- [DESCRIPTION OF THE TASK]:
Output the first line of the listing and each line after it, up to and including the line that contains "import plotly.graph_objects as go", exactly as written, minus the pictures.

- [DATA BLOCK]:
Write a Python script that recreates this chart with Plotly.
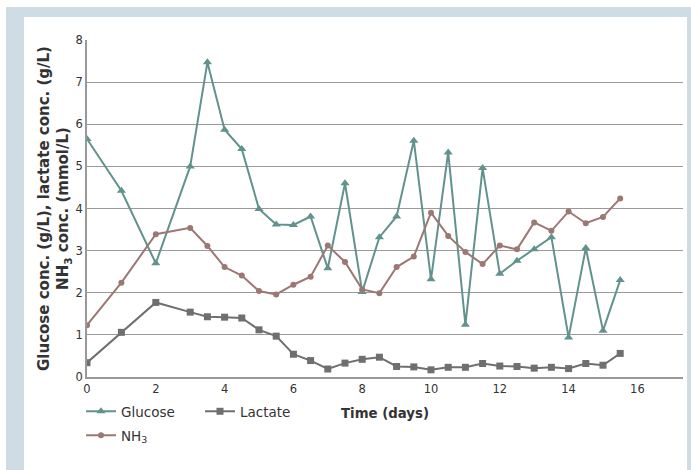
import plotly.graph_objects as go

days = [0, 1, 2, 3, 3.5, 4, 4.5, 5, 5.5, 6, 6.5, 7, 7.5, 8, 8.5, 9, 9.5, 10,
        10.5, 11, 11.5, 12, 12.5, 13, 13.5, 14, 14.5, 15, 15.5]
glucose = [5.65, 4.42, 2.70, 5.00, 7.47, 5.87, 5.41, 3.99, 3.62, 3.61, 3.81, 2.58,
           4.60, 2.02, 3.32, 3.81, 5.61, 2.32, 5.33, 1.24, 4.96, 2.45, 2.76, 3.03,
           3.32, 0.94, 3.06, 1.10, 2.30]
lactate = [0.34, 1.06, 1.77, 1.54, 1.43, 1.42, 1.40, 1.12, 0.97, 0.54, 0.39, 0.19,
           0.33, 0.42, 0.47, 0.25, 0.24, 0.17, 0.23, 0.23, 0.32, 0.26, 0.25, 0.21,
           0.23, 0.20, 0.32, 0.28, 0.56]
nh3 = [1.23, 2.24, 3.39, 3.54, 3.11, 2.61, 2.41, 2.04, 1.96, 2.19, 2.38, 3.12,
       2.73, 2.08, 1.99, 2.61, 2.86, 3.90, 3.35, 2.97, 2.68, 3.12, 3.03, 3.67,
       3.47, 3.93, 3.65, 3.80, 4.24]
x_ticks = [0, 2, 4, 6, 8, 10, 12, 14, 16]
y_ticks = [0, 1, 2, 3, 4, 5, 6, 7, 8]

FONT = "DejaVu Sans"
TEXT = "#333333"
C_GLU = "rgb(98,146,141)"
C_LAC = "rgb(110,111,113)"
C_NH3 = "rgb(156,119,116)"
FRAME = "rgb(208,220,227)"

W, H = 691, 470
ML, MR, MT, MB = 87, 8, 40, 93
PW = W - ML - MR
PH = H - MT - MB


def px(x):
    return (x - ML) / PW


def py(y):
    return 1 - (y - MT) / PH


fig = go.Figure()
fig.add_trace(go.Scatter(x=days, y=glucose, name="Glucose", mode="lines+markers",
                         line=dict(color=C_GLU, width=2),
                         marker=dict(symbol="triangle-up", size=8, color=C_GLU),
                         legend="legend"))
fig.add_trace(go.Scatter(x=days, y=lactate, name="Lactate", mode="lines+markers",
                         line=dict(color=C_LAC, width=2),
                         marker=dict(symbol="square", size=7, color=C_LAC),
                         legend="legend"))
fig.add_trace(go.Scatter(x=days, y=nh3, name="NH<sub>3</sub>", mode="lines+markers",
                         line=dict(color=C_NH3, width=2),
                         marker=dict(symbol="circle", size=6, color=C_NH3),
                         legend="legend2"))

fig.update_layout(
    width=W, height=H,
    margin=dict(l=ML, r=MR, t=MT, b=MB, autoexpand=False),
    paper_bgcolor="white",
    plot_bgcolor="rgba(0,0,0,0)",
    font=dict(family=FONT, size=11, color=TEXT),
    shapes=[
        dict(type="rect", xref="paper", yref="paper", layer="below",
             x0=px(6), x1=px(691), y0=py(470), y1=py(7),
             fillcolor=FRAME, line=dict(width=0)),
        dict(type="rect", xref="paper", yref="paper", layer="below",
             x0=px(24), x1=px(687), y0=py(470), y1=py(17),
             fillcolor="white", line=dict(width=0)),
    ],
    xaxis=dict(range=[0, PW / 34.4], tickvals=x_ticks, ticks="",
               showgrid=False, showline=True, linecolor="#999999", linewidth=1.5,
               zeroline=False, tickfont=dict(size=11.5, color=TEXT),
               title=dict(text="<b>Time (days)</b>", font=dict(size=13.3, color=TEXT),
                          standoff=14)),
    yaxis=dict(range=[0, 8], tickvals=y_ticks, ticks="",
               showgrid=True, gridcolor="#9a9a9a", gridwidth=1,
               showline=True, linecolor="#999999", linewidth=1.5,
               zeroline=False, tickfont=dict(size=11.5, color=TEXT),
               title=dict(text="<b>Glucose conc. (g/L), lactate conc. (g/L)<br>NH<sub>3</sub> conc. (mmol/L)</b>",
                          font=dict(size=15, color=TEXT), standoff=3)),
    legend=dict(orientation="h", x=px(81), y=py(396), xanchor="left", yanchor="top",
                font=dict(size=13.5, color=TEXT), entrywidth=74, bgcolor="rgba(0,0,0,0)",
                itemwidth=30),
    legend2=dict(orientation="h", x=px(81), y=py(420), xanchor="left", yanchor="top",
                 font=dict(size=13.5, color=TEXT), bgcolor="rgba(0,0,0,0)", itemwidth=30),
    showlegend=True,
)

fig.write_html("out.html", config={"displayModeBar": False},
               post_script="document.body.style.margin='0';document.body.style.overflow='hidden';")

- [ANSWER IN FULL]:
Write a Python script that recreates this chart with Plotly.
import plotly.graph_objects as go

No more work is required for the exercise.